** begin Collected material **
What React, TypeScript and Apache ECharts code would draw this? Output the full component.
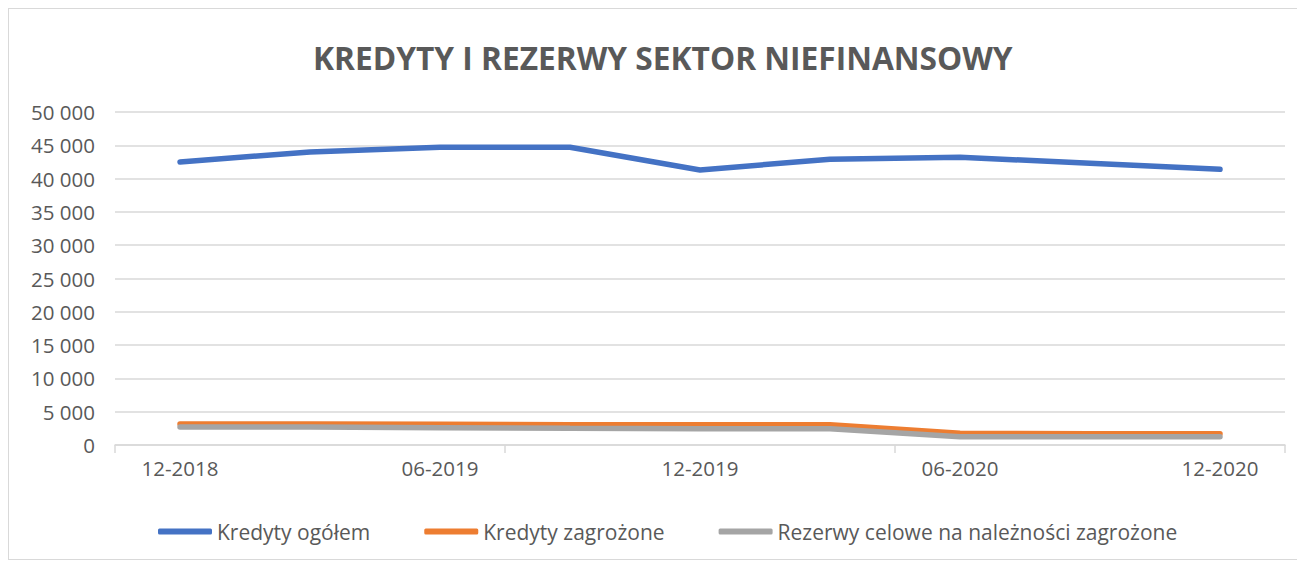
import React, { useEffect, useRef } from "react";
import * as echarts from "echarts";

const categories = ["12-2018", "03-2019", "06-2019", "09-2019", "12-2019", "03-2020", "06-2020", "09-2020", "12-2020"];
const kredytyOgolem = [42500, 44000, 44700, 44700, 41300, 42900, 43200, 42300, 41400];
const kredytyZagrozone = [3150, 3150, 3100, 3050, 3050, 3050, 1750, 1700, 1700];
const rezerwy = [2700, 2700, 2600, 2500, 2450, 2450, 1250, 1250, 1250];
const seriesNames = ["Kredyty ogółem", "Kredyty zagrożone", "Rezerwy celowe na należności zagrożone"];
const colors = ["#4472C4", "#ED7D31", "#A5A5A5"];

const FONT = "'Open Sans', sans-serif";

export default function App() {
  const ref = useRef<HTMLDivElement>(null);
  useEffect(() => {
    if (!ref.current) return;
    const chart = echarts.init(ref.current, undefined, { renderer: "svg" });
    const fmt = (v: number) => String(v).replace(/\B(?=(\d{3})+(?!\d))/g, " ");
    chart.setOption({
      animation: false,
      title: {
        text: "KREDYTY I REZERWY SEKTOR NIEFINANSOWY",
        left: 299,
        top: 27,
        textStyle: { fontFamily: FONT, fontSize: 31.7, fontWeight: "bold", color: "#595959" },
      },
      legend: {
        top: 507,
        left: 144,
        itemWidth: 54,
        itemHeight: 6,
        itemGap: 54,
        icon: "roundRect",
        textStyle: { fontFamily: FONT, fontSize: 21, color: "#595959" },
        data: seriesNames,
      },
      grid: { left: 106, right: 12, top: 103, bottom: 114, containLabel: false },
      xAxis: {
        type: "category",
        data: categories,
        boundaryGap: true,
        axisLine: { lineStyle: { color: "#D9D9D9", width: 1.5 } },
        axisTick: { show: true, interval: 2, length: 8, lineStyle: { color: "#D9D9D9", width: 1.5 } },
        axisLabel: { interval: 1, margin: 12, fontFamily: FONT, fontSize: 20.5, color: "#595959" },
      },
      yAxis: {
        type: "value",
        min: 0,
        max: 50000,
        interval: 5000,
        axisLine: { show: false },
        axisTick: { show: false },
        splitLine: { lineStyle: { color: "#D9D9D9", width: 1.5 } },
        axisLabel: { margin: 20, fontFamily: FONT, fontSize: 20.5, color: "#595959", formatter: fmt },
      },
      series: [
        { name: seriesNames[0], type: "line", data: kredytyOgolem, showSymbol: false, symbol: "none", lineStyle: { width: 5.5, color: colors[0], cap: "round" }, itemStyle: { color: colors[0] } },
        { name: seriesNames[1], type: "line", data: kredytyZagrozone, showSymbol: false, symbol: "none", lineStyle: { width: 5.5, color: colors[1], cap: "round" }, itemStyle: { color: colors[1] } },
        { name: seriesNames[2], type: "line", data: rezerwy, showSymbol: false, symbol: "none", lineStyle: { width: 5.5, color: colors[2], cap: "round" }, itemStyle: { color: colors[2] } },
      ],
    });
    return () => chart.dispose();
  }, []);
  return (
    <div style={{ border: "1px solid #D9D9D9", width: 1288, height: 550, background: "#fff" }}>
      <div ref={ref} style={{ width: 1288, height: 550 }} />
    </div>
  );
}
** end Collected material **
Copy the listing in full and without alteration, omitting every picture.

What React, TypeScript and Apache ECharts code would draw this? Output the full component.
import React, { useEffect, useRef } from "react";
import * as echarts from "echarts";

const categories = ["12-2018", "03-2019", "06-2019", "09-2019", "12-2019", "03-2020", "06-2020", "09-2020", "12-2020"];
const kredytyOgolem = [42500, 44000, 44700, 44700, 41300, 42900, 43200, 42300, 41400];
const kredytyZagrozone = [3150, 3150, 3100, 3050, 3050, 3050, 1750, 1700, 1700];
const rezerwy = [2700, 2700, 2600, 2500, 2450, 2450, 1250, 1250, 1250];
const seriesNames = ["Kredyty ogółem", "Kredyty zagrożone", "Rezerwy celowe na należności zagrożone"];
const colors = ["#4472C4", "#ED7D31", "#A5A5A5"];

const FONT = "'Open Sans', sans-serif";

export default function App() {
  const ref = useRef<HTMLDivElement>(null);
  useEffect(() => {
    if (!ref.current) return;
    const chart = echarts.init(ref.current, undefined, { renderer: "svg" });
    const fmt = (v: number) => String(v).replace(/\B(?=(\d{3})+(?!\d))/g, " ");
    chart.setOption({
      animation: false,
      title: {
        text: "KREDYTY I REZERWY SEKTOR NIEFINANSOWY",
        left: 299,
        top: 27,
        textStyle: { fontFamily: FONT, fontSize: 31.7, fontWeight: "bold", color: "#595959" },
      },
      legend: {
        top: 507,
        left: 144,
        itemWidth: 54,
        itemHeight: 6,
        itemGap: 54,
        icon: "roundRect",
        textStyle: { fontFamily: FONT, fontSize: 21, color: "#595959" },
        data: seriesNames,
      },
      grid: { left: 106, right: 12, top: 103, bottom: 114, containLabel: false },
      xAxis: {
        type: "category",
        data: categories,
        boundaryGap: true,
        axisLine: { lineStyle: { color: "#D9D9D9", width: 1.5 } },
        axisTick: { show: true, interval: 2, length: 8, lineStyle: { color: "#D9D9D9", width: 1.5 } },
        axisLabel: { interval: 1, margin: 12, fontFamily: FONT, fontSize: 20.5, color: "#595959" },
      },
      yAxis: {
        type: "value",
        min: 0,
        max: 50000,
        interval: 5000,
        axisLine: { show: false },
        axisTick: { show: false },
        splitLine: { lineStyle: { color: "#D9D9D9", width: 1.5 } },
        axisLabel: { margin: 20, fontFamily: FONT, fontSize: 20.5, color: "#595959", formatter: fmt },
      },
      series: [
        { name: seriesNames[0], type: "line", data: kredytyOgolem, showSymbol: false, symbol: "none", lineStyle: { width: 5.5, color: colors[0], cap: "round" }, itemStyle: { color: colors[0] } },
        { name: seriesNames[1], type: "line", data: kredytyZagrozone, showSymbol: false, symbol: "none", lineStyle: { width: 5.5, color: colors[1], cap: "round" }, itemStyle: { color: colors[1] } },
        { name: seriesNames[2], type: "line", data: rezerwy, showSymbol: false, symbol: "none", lineStyle: { width: 5.5, color: colors[2], cap: "round" }, itemStyle: { color: colors[2] } },
      ],
    });
    return () => chart.dispose();
  }, []);
  return (
    <div style={{ border: "1px solid #D9D9D9", width: 1288, height: 550, background: "#fff" }}>
      <div ref={ref} style={{ width: 1288, height: 550 }} />
    </div>
  );
}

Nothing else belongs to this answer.